Not only is Davis, refracted through the Reverend’s faraway memories, forced to confront the limits of his affection for men, but the Reverend also reveals his body as somehow a conduit for the experiences of fathers and sons too afraid to show intimacy among one another. Still, what’s left unsaid comes to a painful conclusion, as the language of destruction and delirium floods the last moments of the Reverend’s life: “Assistance. Dangerous. Life.” The Reverend is trapped within a car he’s crashed at the same time that he’s imprisoned within the choices he’s made, perhaps by drinking, perhaps by reaching out to Davis too late. Still, Norris affords the Reverend enough empathy to take stock of his son’s sexuality, thereby attempting to close the circle broken years ago. By no means a queer character, the Reverend nevertheless demonstrates how queerness offers an opportunity for people to extend themselves beyond their skin and reimagine the alterity of others’ bodies anew.

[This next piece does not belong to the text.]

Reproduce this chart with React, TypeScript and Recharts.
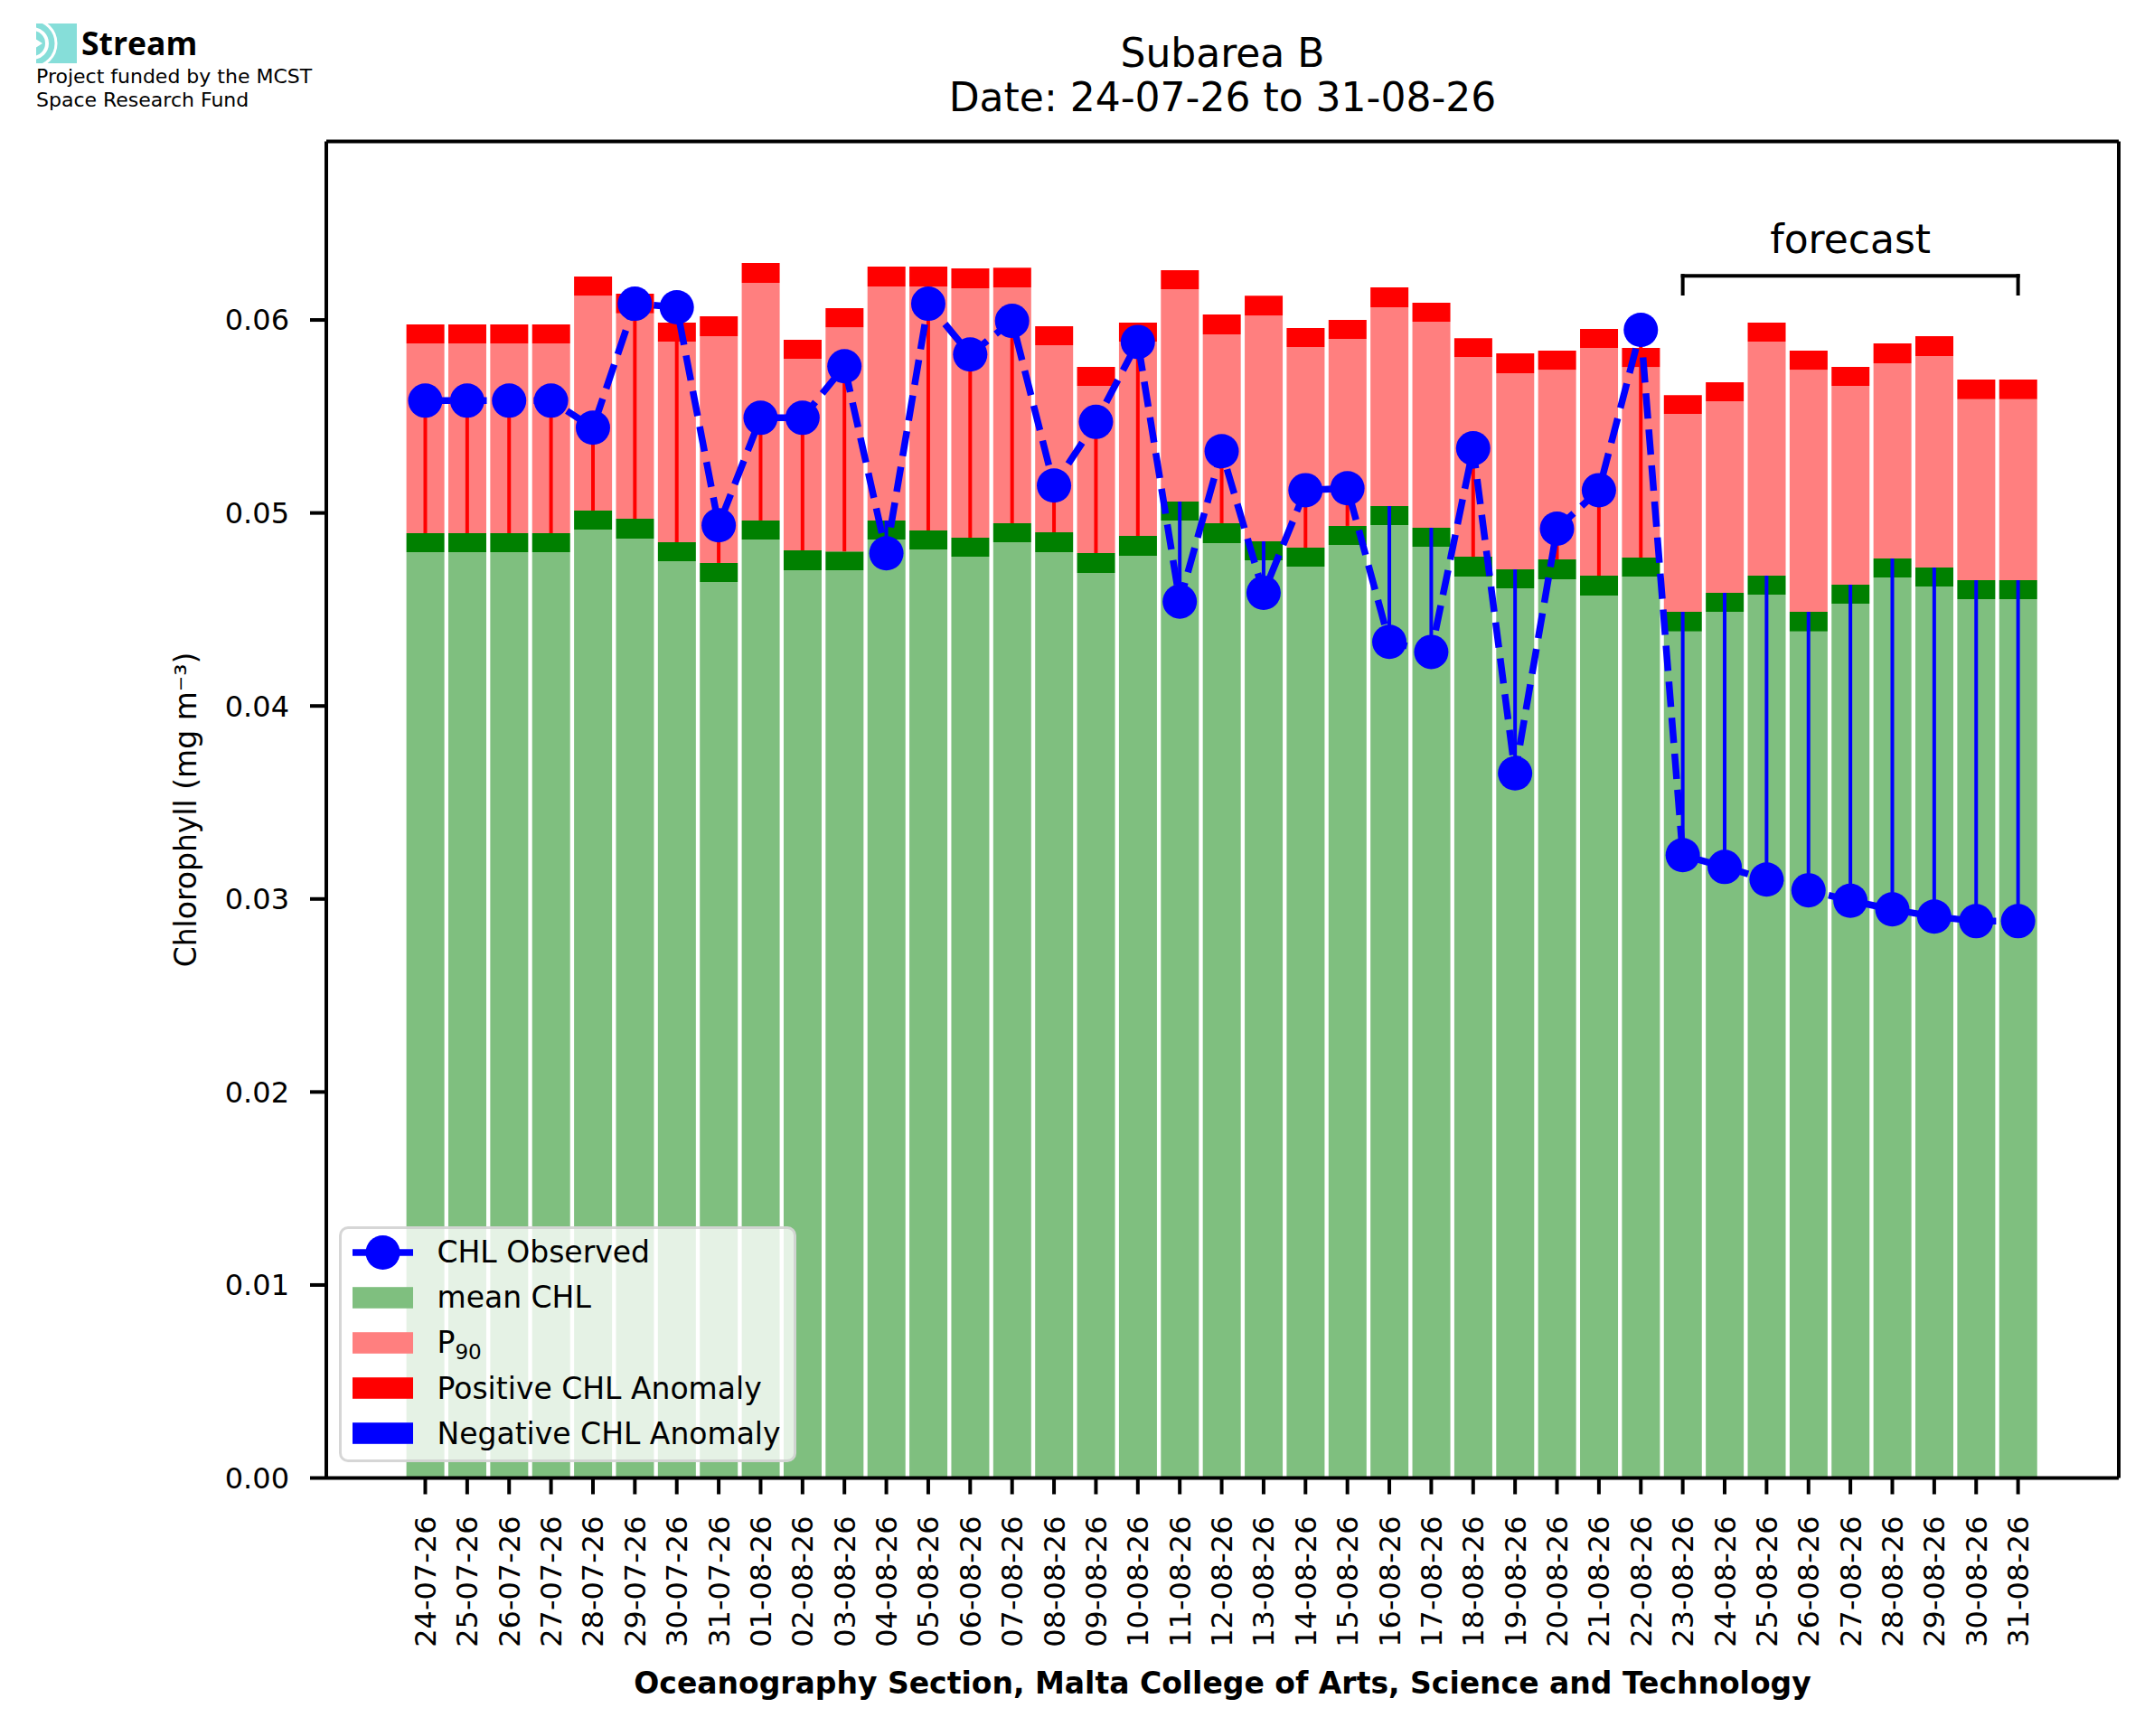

Norris, Taylor, and Chee have created stunning characters in each of their stories, anthologized within Everyday People, out now from Atria Books. Either they inhabit other people’s experiences in their mind or incorporate the feelings of others within their own bodies. Either way, queerness becomes a means of living outside one’s own body. These seem to be strategies for getting on, for surviving in a world that fails to account for the full color of everyone’s existence. After all, queerness is depicted in “Mine,” “Boy/Gamin,” and “Last Rites” as something other people know sooner than the very people forced to confront it within themselves, giving others the power to name it and define it, as Norris’ tragedy plays out for the Reverend. But one begins to understand that, if we’re all in some way ordinary, everyday people, we’re united by the fact that we appear broken. What sets us apart is the ability to imagine a light shining through our cracks.